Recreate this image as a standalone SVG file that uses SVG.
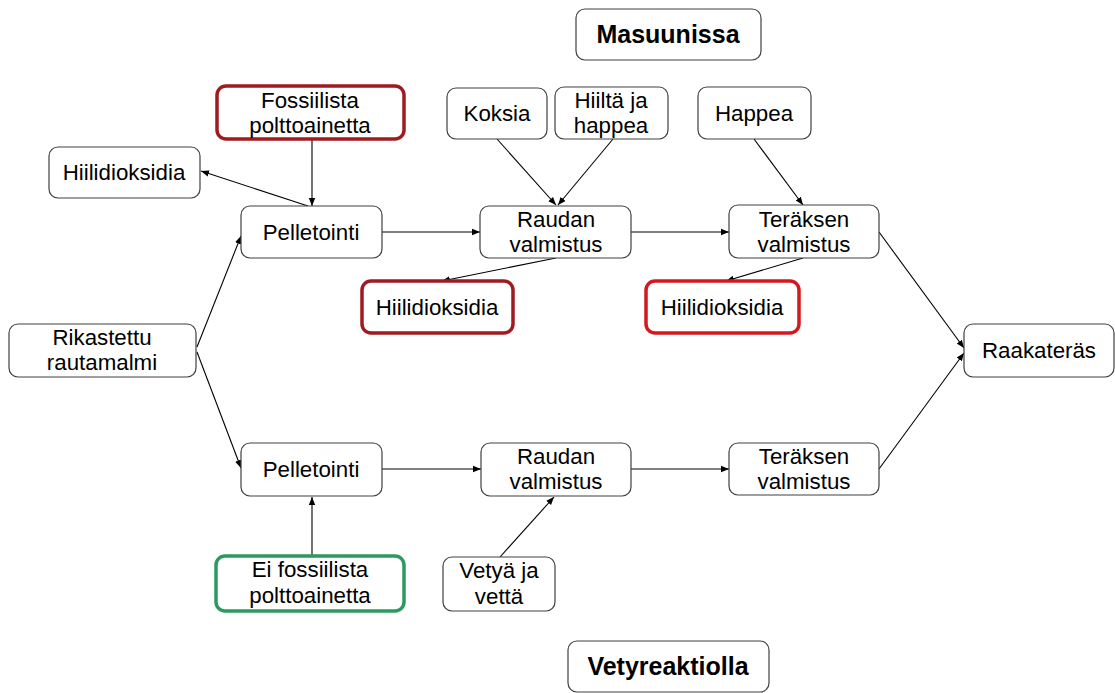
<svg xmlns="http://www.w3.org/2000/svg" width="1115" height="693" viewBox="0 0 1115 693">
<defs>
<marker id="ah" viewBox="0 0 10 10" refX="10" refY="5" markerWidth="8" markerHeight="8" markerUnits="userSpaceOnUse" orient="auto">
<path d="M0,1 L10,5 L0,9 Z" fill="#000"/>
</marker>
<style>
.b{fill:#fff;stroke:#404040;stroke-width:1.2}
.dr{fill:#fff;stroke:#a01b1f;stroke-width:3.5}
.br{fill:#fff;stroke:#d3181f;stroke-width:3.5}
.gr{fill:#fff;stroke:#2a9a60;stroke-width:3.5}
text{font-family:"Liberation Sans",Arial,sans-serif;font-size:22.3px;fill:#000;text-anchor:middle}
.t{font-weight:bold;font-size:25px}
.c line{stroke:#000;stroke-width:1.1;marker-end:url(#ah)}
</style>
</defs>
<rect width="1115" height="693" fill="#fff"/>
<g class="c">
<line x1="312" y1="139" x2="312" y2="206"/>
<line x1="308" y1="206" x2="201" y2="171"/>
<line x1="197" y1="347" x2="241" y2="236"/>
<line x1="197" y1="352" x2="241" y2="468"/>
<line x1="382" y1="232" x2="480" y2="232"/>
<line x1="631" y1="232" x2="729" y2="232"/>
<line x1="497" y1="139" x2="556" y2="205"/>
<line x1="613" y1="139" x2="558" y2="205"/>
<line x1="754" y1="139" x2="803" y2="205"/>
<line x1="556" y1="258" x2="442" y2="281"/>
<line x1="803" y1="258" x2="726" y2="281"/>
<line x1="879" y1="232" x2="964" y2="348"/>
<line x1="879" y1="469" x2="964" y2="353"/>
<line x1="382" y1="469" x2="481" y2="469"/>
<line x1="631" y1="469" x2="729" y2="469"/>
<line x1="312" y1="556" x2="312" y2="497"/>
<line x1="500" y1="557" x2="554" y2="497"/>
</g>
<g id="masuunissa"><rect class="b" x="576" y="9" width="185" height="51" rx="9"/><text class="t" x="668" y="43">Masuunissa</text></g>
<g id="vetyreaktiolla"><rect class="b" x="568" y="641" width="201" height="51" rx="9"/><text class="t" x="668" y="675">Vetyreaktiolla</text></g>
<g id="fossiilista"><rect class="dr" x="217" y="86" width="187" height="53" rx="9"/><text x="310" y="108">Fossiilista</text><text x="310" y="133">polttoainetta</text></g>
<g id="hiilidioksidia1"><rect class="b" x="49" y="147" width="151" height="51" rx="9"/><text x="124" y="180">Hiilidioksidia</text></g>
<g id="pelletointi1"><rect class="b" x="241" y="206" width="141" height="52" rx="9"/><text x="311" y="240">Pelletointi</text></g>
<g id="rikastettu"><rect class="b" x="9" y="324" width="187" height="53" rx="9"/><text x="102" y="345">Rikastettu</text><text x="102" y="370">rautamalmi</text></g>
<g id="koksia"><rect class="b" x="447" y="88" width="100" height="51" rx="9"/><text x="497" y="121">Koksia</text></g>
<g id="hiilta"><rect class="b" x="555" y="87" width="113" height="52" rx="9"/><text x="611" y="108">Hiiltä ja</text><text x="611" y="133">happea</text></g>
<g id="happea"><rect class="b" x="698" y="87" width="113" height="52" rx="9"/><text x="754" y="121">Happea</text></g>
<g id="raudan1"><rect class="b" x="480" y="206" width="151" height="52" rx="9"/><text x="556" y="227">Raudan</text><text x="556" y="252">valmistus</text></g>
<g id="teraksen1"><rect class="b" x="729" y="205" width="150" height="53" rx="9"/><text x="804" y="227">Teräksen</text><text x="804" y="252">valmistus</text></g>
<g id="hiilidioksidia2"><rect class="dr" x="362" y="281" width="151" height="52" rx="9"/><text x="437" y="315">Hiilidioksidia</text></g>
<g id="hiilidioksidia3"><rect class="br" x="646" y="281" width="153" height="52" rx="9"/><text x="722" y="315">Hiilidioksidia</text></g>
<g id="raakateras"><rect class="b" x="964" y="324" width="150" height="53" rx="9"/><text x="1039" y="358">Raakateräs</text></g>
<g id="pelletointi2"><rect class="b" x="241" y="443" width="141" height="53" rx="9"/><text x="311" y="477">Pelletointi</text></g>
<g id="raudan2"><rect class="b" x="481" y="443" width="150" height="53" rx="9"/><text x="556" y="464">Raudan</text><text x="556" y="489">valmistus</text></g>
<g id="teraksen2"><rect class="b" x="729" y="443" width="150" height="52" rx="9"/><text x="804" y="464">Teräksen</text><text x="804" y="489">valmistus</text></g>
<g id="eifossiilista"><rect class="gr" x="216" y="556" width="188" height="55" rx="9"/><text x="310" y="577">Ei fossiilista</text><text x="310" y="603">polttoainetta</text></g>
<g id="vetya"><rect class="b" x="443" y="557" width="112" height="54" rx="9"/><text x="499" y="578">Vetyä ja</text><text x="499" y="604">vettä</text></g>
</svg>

☆ ☆ ☆ ☆ ☆

** What you should do **
Leave every image out, and retype the material exactly.

** Worked answer **
Recreate this image as a standalone SVG file that uses SVG.
<svg xmlns="http://www.w3.org/2000/svg" width="1115" height="693" viewBox="0 0 1115 693">
<defs>
<marker id="ah" viewBox="0 0 10 10" refX="10" refY="5" markerWidth="8" markerHeight="8" markerUnits="userSpaceOnUse" orient="auto">
<path d="M0,1 L10,5 L0,9 Z" fill="#000"/>
</marker>
<style>
.b{fill:#fff;stroke:#404040;stroke-width:1.2}
.dr{fill:#fff;stroke:#a01b1f;stroke-width:3.5}
.br{fill:#fff;stroke:#d3181f;stroke-width:3.5}
.gr{fill:#fff;stroke:#2a9a60;stroke-width:3.5}
text{font-family:"Liberation Sans",Arial,sans-serif;font-size:22.3px;fill:#000;text-anchor:middle}
.t{font-weight:bold;font-size:25px}
.c line{stroke:#000;stroke-width:1.1;marker-end:url(#ah)}
</style>
</defs>
<rect width="1115" height="693" fill="#fff"/>
<g class="c">
<line x1="312" y1="139" x2="312" y2="206"/>
<line x1="308" y1="206" x2="201" y2="171"/>
<line x1="197" y1="347" x2="241" y2="236"/>
<line x1="197" y1="352" x2="241" y2="468"/>
<line x1="382" y1="232" x2="480" y2="232"/>
<line x1="631" y1="232" x2="729" y2="232"/>
<line x1="497" y1="139" x2="556" y2="205"/>
<line x1="613" y1="139" x2="558" y2="205"/>
<line x1="754" y1="139" x2="803" y2="205"/>
<line x1="556" y1="258" x2="442" y2="281"/>
<line x1="803" y1="258" x2="726" y2="281"/>
<line x1="879" y1="232" x2="964" y2="348"/>
<line x1="879" y1="469" x2="964" y2="353"/>
<line x1="382" y1="469" x2="481" y2="469"/>
<line x1="631" y1="469" x2="729" y2="469"/>
<line x1="312" y1="556" x2="312" y2="497"/>
<line x1="500" y1="557" x2="554" y2="497"/>
</g>
<g id="masuunissa"><rect class="b" x="576" y="9" width="185" height="51" rx="9"/><text class="t" x="668" y="43">Masuunissa</text></g>
<g id="vetyreaktiolla"><rect class="b" x="568" y="641" width="201" height="51" rx="9"/><text class="t" x="668" y="675">Vetyreaktiolla</text></g>
<g id="fossiilista"><rect class="dr" x="217" y="86" width="187" height="53" rx="9"/><text x="310" y="108">Fossiilista</text><text x="310" y="133">polttoainetta</text></g>
<g id="hiilidioksidia1"><rect class="b" x="49" y="147" width="151" height="51" rx="9"/><text x="124" y="180">Hiilidioksidia</text></g>
<g id="pelletointi1"><rect class="b" x="241" y="206" width="141" height="52" rx="9"/><text x="311" y="240">Pelletointi</text></g>
<g id="rikastettu"><rect class="b" x="9" y="324" width="187" height="53" rx="9"/><text x="102" y="345">Rikastettu</text><text x="102" y="370">rautamalmi</text></g>
<g id="koksia"><rect class="b" x="447" y="88" width="100" height="51" rx="9"/><text x="497" y="121">Koksia</text></g>
<g id="hiilta"><rect class="b" x="555" y="87" width="113" height="52" rx="9"/><text x="611" y="108">Hiiltä ja</text><text x="611" y="133">happea</text></g>
<g id="happea"><rect class="b" x="698" y="87" width="113" height="52" rx="9"/><text x="754" y="121">Happea</text></g>
<g id="raudan1"><rect class="b" x="480" y="206" width="151" height="52" rx="9"/><text x="556" y="227">Raudan</text><text x="556" y="252">valmistus</text></g>
<g id="teraksen1"><rect class="b" x="729" y="205" width="150" height="53" rx="9"/><text x="804" y="227">Teräksen</text><text x="804" y="252">valmistus</text></g>
<g id="hiilidioksidia2"><rect class="dr" x="362" y="281" width="151" height="52" rx="9"/><text x="437" y="315">Hiilidioksidia</text></g>
<g id="hiilidioksidia3"><rect class="br" x="646" y="281" width="153" height="52" rx="9"/><text x="722" y="315">Hiilidioksidia</text></g>
<g id="raakateras"><rect class="b" x="964" y="324" width="150" height="53" rx="9"/><text x="1039" y="358">Raakateräs</text></g>
<g id="pelletointi2"><rect class="b" x="241" y="443" width="141" height="53" rx="9"/><text x="311" y="477">Pelletointi</text></g>
<g id="raudan2"><rect class="b" x="481" y="443" width="150" height="53" rx="9"/><text x="556" y="464">Raudan</text><text x="556" y="489">valmistus</text></g>
<g id="teraksen2"><rect class="b" x="729" y="443" width="150" height="52" rx="9"/><text x="804" y="464">Teräksen</text><text x="804" y="489">valmistus</text></g>
<g id="eifossiilista"><rect class="gr" x="216" y="556" width="188" height="55" rx="9"/><text x="310" y="577">Ei fossiilista</text><text x="310" y="603">polttoainetta</text></g>
<g id="vetya"><rect class="b" x="443" y="557" width="112" height="54" rx="9"/><text x="499" y="578">Vetyä ja</text><text x="499" y="604">vettä</text></g>
</svg>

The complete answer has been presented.